Let's assume the worst. Let us assume that this is being done to enrich those who keep him in power (campaign donations, stock options, cash under the mattress, etc). This raises what I have always thought to be obvious questions: Don't they know that it is self-defeating? Don't they know that they are killing the system that allows for the creation and sustaining of that wealth? Where will they go if they destroy the country?

In short....what is the endgame of this enterprise?

Anybody want to talk about that?

Hizzhoner

Unknown said...

...Or Yuans.

I've always been fascinated by the story of how the Praetorian Guard sold the empire to Didius Julianus.

Marcus Aurelius, truth be told, had paid the Praetorian guard even earlier. But, apparently, it is recorded as monies due them for their service --not the purchase of an empire. But in a state run by an early version of the Military/Industrial complex, the distinctions are blurred.

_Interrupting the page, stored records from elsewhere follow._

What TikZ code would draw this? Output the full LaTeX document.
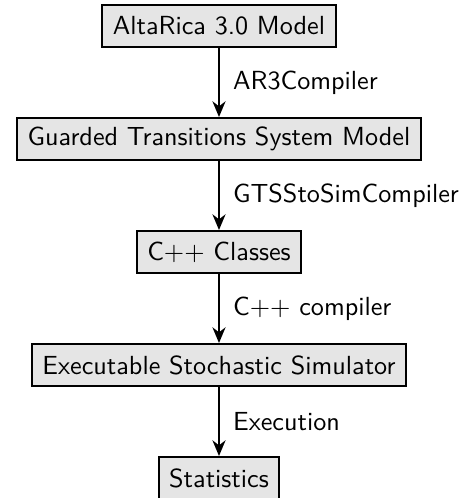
\documentclass[tikz,border=0pt]{standalone}
\usetikzlibrary{arrows.meta}
\begin{document}
\begin{tikzpicture}[x=0.382pt,y=-0.382pt,
  font=\sffamily,
  stage/.style={draw=black, fill=black!10, line width=0.8pt, minimum height=16pt, inner xsep=4pt},
  flow/.style={-{Stealth[length=6pt,width=5pt]}, line width=0.8pt},
  lbl/.style={right, inner xsep=5pt}]
\useasboundingbox (0,0) rectangle (469,498);
\node[stage] (a) at (219,26) {AltaRica 3.0 Model};
\node[stage] (b) at (219,139) {Guarded Transitions System Model};
\node[stage] (c) at (219,252) {C++ Classes};
\node[stage] (d) at (219,365) {Executable Stochastic Simulator};
\node[stage] (e) at (219,478) {Statistics};
\draw[flow] (a) -- node[lbl] {AR3Compiler} (b);
\draw[flow] (b) -- node[lbl] {GTSStoSimCompiler} (c);
\draw[flow] (c) -- node[lbl] {C++ compiler} (d);
\draw[flow] (d) -- node[lbl] {Execution} (e);
\end{tikzpicture}
\end{document}
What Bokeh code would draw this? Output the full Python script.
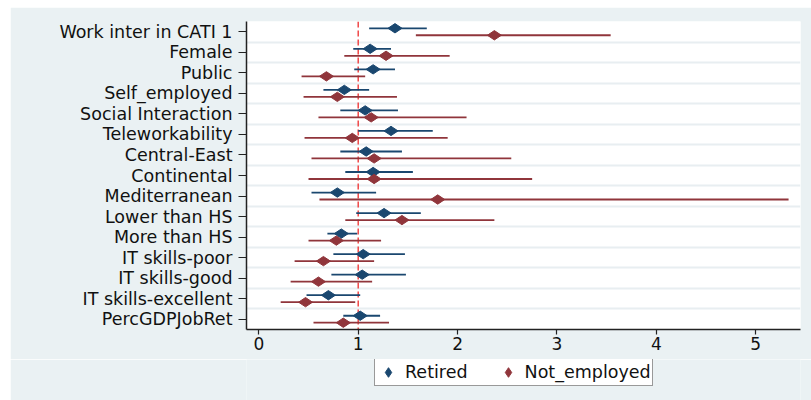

Didius Julianus tried to rule but was despised by the people. Sound like anyone we know? After a reign of only sixty-six days, Julianus was betrayed by the Praetorians whom he had paid for the "office". The Senate revoked his titles and named Severus as Emperor. Following his "murder", Severus entered the city.

Unknown said...

hizzoner said...

Don't they know that it is self-defeating? Don't they know that they are killing the system that allows for the creation and sustaining of that wealth? Where will they go if they destroy the country?

The theory that seems to be gaining ground is that "they" know very well and are deliberately trying to destroy America. It is very odd. On many occasions Bush has made very revealing "slips of the tongue". Most memorable is his statment "This would be a whole lot easier if this was a dictatorship...just as long as I'm the dictator".

And then again, he stated something about how the enemy never stops thinking about "...new ways to harm our country and our people, and neither do we."

And, even earlier, shortly after 911, he boasted about having won the trifecta.

I am inclined not to believe that Bush's every move, most notably the chaos in Iraq, has been entirely by plan. I've known many people that are very well connected to this cabal, people like Tom DeLay, Bob Perry, and numerous other prominent Harris Co and Fort Bend Co Republicans. They are just not THAT smart. I remember at least one, of that crowd, who was just stupid. I believe that while "they" may have intended to steal Iraqi oil, they thought it would be easier than it has turned out to be.

Diane B said...

Tell me Len, why is Congress not trying to prevent the complete destruction of Country? I honestly can't figure it out. Our they being blackmailed viva wiretapping their phones or was it the Anthrax attack on Leahy and Dashle's office just before the Patriot Act. I keep wondering why?

Unknown said...

A "Carvellian" quick response: Congress is corrupt, dependent upon corporate fascists to finance their own campaigns. Lobbies rule.

And you are right --Anthrax letters were received by Daschle and Leahy at a time when there was Congressional opposition to the Patriot Act. Daschle, I think, was scared out of his mind.

There has been no real opposition to Bush since then.

Oh, sure, Biden appeared on the Sunday morning news shows and talked loudly about how Bush didn't have a plan... big deal. I despise it when the Democrats talk about the "conduct" of a war that should never have begun. This is NOT about winning. There is no winning a war crime. A war crime is a war crime and winning does not change that.